Lets say that a set of lines of the real plane covers the plane if, for every element $\langle x,y\rangle\in\mathbb{R}^2$, there exists a line $l$ of the set that passes through $\langle x,y\rangle$.
Its obvious that the set of all lines of the plane, denoted by $\mathscr{L}$, has this property, and it can be identified with the real projective plane $\mathbb{P}_{\mathbb{R}}^2$ minus a point, say $(1:0:0)$. It is clear then that the cardinality of the set $\mathscr{L}$ is the same as the cardinality of $\mathbb{P}_{\mathbb{R}}^2$, but, how can we prove rigorously that every subset of $\mathscr{L}$ that covers the plane is actually equipotent with $\mathscr{L}$?
We know, for instance, that any line in $\mathbb{P}_{\mathbb{R}}^2$that doesn't pass through the distinguished point $(1:0:0)$, is a pincel of lines on the plane, and therefore, any line of $\mathbb{P}_{\mathbb{R}}^2$ that does not pass through $(1:0:0)$ can be identified with a set of lines that cover the plane.
I think this observation must be useful for the proof, but I don't know how to exploit this fact.
The thing is that any line of $\mathbb{P}_{\mathbb{R}}^2$ has the cardinality of $\mathbb{P}_{\mathbb{R}}^2$, and a pencil is one of the simplest subsets of $\mathscr{L}$ that cover the plane, because for every point $\langle x,y\rangle$ of the plane, there is only one line that passes through $\langle x,y\rangle$. "Intuitively", any subset of $\mathscr{L}$ that covers the plane must have a cardinal larger or equal to that of the pencil, because for a point $\langle x,y\rangle$ there might be more than one line that passes through it.
Since any pencil of lines through a point and the set $\mathscr{L}$ have the cardinality of $\mathbb{P}_{\mathbb{R}}^2$, from the previous commentary we should conclude that any two subsets of lines that cover the plane should have the same cardinality.
Hope someone helps me make a rigorous proof out of this intuitive and weak argumentation.
Thanks in advance for your time.
EDIT: just posted a full, complete answer to this question on the comments, after thinking a lot about this question.

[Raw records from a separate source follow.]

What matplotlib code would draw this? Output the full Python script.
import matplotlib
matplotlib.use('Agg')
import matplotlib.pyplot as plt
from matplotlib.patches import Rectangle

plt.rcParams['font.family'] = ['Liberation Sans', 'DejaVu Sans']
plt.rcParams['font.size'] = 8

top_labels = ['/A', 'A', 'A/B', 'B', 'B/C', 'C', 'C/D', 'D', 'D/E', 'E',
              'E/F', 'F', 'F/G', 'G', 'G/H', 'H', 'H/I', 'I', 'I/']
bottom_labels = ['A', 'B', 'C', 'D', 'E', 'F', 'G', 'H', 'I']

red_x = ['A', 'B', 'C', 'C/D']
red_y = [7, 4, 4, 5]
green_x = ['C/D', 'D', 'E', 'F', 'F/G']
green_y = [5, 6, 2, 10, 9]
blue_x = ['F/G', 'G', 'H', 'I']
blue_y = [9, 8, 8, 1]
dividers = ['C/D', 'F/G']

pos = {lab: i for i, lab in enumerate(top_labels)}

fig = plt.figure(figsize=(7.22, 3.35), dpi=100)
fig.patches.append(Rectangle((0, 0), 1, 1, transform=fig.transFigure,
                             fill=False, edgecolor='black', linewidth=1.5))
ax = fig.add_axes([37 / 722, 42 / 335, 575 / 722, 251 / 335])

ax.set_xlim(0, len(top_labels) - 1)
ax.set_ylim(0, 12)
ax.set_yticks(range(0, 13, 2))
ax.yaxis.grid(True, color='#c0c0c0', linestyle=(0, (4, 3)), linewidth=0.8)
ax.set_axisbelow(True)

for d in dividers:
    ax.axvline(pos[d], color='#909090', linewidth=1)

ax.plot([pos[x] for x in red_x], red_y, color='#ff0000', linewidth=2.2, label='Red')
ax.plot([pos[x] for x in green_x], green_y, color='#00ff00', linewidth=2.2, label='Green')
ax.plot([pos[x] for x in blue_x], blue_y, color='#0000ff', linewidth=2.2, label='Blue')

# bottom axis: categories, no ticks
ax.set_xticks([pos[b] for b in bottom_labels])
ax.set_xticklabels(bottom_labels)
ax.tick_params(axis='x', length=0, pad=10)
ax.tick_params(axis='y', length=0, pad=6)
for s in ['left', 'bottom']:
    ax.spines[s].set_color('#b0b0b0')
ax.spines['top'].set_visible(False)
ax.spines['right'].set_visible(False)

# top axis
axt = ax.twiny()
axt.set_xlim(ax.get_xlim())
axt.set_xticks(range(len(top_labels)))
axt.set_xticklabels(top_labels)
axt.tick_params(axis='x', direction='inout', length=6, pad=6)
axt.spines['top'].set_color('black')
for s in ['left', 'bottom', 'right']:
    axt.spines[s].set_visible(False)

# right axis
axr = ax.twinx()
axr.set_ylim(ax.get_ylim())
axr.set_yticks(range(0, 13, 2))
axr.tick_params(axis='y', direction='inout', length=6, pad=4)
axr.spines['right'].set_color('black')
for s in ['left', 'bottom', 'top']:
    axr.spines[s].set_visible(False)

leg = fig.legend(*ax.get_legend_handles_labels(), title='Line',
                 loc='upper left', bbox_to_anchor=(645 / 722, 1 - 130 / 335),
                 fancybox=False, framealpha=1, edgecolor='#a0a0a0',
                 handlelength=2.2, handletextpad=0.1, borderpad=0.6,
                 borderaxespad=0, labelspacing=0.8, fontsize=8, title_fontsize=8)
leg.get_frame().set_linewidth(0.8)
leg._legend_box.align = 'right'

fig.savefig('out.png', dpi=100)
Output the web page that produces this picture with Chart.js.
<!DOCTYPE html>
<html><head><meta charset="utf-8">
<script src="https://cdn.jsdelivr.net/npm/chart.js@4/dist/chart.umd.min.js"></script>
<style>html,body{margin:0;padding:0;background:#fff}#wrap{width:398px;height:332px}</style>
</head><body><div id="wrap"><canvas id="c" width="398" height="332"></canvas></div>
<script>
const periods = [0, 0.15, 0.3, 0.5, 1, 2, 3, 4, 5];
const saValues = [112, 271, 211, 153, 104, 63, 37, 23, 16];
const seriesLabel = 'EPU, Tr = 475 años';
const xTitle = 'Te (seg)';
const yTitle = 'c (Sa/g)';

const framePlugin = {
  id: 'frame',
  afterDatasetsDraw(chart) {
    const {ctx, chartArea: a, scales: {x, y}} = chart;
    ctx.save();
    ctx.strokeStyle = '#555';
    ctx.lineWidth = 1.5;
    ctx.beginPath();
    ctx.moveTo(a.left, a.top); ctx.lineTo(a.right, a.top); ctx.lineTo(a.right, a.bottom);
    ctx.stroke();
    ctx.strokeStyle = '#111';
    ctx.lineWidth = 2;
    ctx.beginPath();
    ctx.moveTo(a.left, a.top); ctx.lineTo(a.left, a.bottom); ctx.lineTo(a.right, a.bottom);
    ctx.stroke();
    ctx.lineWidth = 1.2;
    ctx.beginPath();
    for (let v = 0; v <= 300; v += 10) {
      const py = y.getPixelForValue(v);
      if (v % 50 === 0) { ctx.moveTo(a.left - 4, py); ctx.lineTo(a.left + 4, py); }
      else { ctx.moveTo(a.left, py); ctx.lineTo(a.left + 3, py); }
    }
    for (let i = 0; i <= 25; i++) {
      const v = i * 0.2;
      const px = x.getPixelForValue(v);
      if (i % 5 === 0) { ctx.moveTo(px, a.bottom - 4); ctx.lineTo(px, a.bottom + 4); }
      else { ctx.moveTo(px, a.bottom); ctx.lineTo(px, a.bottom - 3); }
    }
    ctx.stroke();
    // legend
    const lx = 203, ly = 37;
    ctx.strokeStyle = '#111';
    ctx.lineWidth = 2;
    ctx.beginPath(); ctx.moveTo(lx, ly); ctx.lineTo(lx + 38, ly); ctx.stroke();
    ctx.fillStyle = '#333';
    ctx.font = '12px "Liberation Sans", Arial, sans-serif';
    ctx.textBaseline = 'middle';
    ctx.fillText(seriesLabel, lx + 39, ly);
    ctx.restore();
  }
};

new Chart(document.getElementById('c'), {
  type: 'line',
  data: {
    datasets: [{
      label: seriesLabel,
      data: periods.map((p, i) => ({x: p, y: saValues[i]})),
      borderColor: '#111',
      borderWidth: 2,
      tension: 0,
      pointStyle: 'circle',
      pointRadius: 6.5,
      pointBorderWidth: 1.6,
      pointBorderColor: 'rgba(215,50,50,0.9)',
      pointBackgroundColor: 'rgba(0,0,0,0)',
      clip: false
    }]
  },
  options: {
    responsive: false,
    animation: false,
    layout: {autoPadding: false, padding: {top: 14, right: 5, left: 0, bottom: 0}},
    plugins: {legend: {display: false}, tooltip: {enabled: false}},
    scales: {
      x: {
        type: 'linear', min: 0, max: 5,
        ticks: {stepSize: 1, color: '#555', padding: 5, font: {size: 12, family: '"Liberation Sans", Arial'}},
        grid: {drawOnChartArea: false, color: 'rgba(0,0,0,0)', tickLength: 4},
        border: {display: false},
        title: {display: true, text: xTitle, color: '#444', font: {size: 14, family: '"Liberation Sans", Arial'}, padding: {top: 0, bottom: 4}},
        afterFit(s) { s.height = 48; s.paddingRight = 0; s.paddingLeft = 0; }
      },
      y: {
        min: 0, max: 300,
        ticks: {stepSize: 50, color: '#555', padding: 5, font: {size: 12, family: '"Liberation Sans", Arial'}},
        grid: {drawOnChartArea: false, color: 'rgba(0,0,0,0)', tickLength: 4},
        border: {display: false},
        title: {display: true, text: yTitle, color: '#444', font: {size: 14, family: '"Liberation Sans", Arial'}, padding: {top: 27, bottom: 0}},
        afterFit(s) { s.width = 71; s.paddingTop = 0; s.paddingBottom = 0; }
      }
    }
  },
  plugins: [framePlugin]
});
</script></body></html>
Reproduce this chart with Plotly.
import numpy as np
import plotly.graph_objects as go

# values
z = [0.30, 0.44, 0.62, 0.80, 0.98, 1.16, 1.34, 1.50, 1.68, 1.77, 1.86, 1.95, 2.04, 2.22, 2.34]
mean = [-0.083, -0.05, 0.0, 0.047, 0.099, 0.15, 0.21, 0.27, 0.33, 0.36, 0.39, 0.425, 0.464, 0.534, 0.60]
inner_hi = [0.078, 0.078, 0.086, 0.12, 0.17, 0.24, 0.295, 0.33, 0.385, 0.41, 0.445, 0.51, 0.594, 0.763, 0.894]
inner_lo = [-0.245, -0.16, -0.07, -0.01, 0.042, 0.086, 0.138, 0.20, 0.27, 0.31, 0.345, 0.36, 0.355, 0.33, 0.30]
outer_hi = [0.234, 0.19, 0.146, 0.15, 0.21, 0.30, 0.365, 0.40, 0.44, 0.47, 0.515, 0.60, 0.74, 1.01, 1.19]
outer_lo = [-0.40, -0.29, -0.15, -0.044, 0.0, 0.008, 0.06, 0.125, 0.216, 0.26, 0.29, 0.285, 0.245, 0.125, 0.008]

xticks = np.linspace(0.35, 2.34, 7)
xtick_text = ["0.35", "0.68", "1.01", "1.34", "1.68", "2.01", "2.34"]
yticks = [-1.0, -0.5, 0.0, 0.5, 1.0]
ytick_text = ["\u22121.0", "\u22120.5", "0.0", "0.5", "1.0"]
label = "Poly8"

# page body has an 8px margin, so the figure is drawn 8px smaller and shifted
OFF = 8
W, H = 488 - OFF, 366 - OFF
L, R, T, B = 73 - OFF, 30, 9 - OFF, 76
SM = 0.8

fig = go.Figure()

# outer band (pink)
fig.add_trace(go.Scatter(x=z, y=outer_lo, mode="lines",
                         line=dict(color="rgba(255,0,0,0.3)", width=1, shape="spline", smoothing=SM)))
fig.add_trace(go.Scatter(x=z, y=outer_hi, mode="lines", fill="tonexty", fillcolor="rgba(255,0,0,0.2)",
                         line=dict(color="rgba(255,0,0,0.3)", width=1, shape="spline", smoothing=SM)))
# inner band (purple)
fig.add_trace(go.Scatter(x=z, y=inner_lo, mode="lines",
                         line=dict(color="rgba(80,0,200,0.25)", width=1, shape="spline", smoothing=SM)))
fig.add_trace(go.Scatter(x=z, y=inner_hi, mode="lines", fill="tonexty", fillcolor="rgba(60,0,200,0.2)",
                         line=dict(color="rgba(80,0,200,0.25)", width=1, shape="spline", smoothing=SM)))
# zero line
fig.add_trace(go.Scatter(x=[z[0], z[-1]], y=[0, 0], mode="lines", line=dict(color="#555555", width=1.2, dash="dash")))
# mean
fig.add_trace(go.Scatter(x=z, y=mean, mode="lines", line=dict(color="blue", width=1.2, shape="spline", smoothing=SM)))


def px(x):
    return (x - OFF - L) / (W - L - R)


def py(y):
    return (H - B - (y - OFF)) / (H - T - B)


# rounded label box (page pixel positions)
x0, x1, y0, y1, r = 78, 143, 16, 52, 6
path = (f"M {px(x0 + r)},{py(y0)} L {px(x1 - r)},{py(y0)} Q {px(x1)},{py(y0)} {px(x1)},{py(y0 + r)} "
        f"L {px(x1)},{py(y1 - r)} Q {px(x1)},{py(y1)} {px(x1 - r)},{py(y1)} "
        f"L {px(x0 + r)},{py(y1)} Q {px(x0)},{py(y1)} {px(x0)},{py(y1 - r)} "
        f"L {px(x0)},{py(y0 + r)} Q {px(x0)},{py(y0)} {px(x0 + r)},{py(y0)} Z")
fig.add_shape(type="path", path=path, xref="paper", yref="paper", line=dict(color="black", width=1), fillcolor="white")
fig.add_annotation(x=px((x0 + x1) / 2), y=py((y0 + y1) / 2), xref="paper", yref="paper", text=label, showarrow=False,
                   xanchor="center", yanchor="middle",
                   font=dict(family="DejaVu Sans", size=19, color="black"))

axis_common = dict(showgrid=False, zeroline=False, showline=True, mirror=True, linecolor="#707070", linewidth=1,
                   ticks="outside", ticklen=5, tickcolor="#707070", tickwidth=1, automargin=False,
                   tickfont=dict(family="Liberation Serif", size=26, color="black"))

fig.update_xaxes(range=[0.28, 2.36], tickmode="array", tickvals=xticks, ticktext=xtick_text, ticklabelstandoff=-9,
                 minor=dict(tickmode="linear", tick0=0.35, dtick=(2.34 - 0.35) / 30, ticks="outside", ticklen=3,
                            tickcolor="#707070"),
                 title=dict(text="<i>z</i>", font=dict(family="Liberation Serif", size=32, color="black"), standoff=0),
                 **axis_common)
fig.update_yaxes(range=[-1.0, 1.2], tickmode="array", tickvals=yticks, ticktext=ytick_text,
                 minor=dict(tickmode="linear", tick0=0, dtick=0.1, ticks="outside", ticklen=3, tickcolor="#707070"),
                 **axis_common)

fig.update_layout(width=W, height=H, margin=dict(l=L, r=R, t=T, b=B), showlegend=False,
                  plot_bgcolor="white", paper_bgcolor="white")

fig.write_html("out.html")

I hope that it is correct, and if not, I would really like to hear about your suggestions and comments.
Best Answer
The set of all lines in the plane has the cardinality of the continuum.
If you have a family of lines covering the plane but which omits a line $L$, then there must be for each $P\in L$ a line in the family containing $P$. These lines must all be distinct, so there are continuum many of them.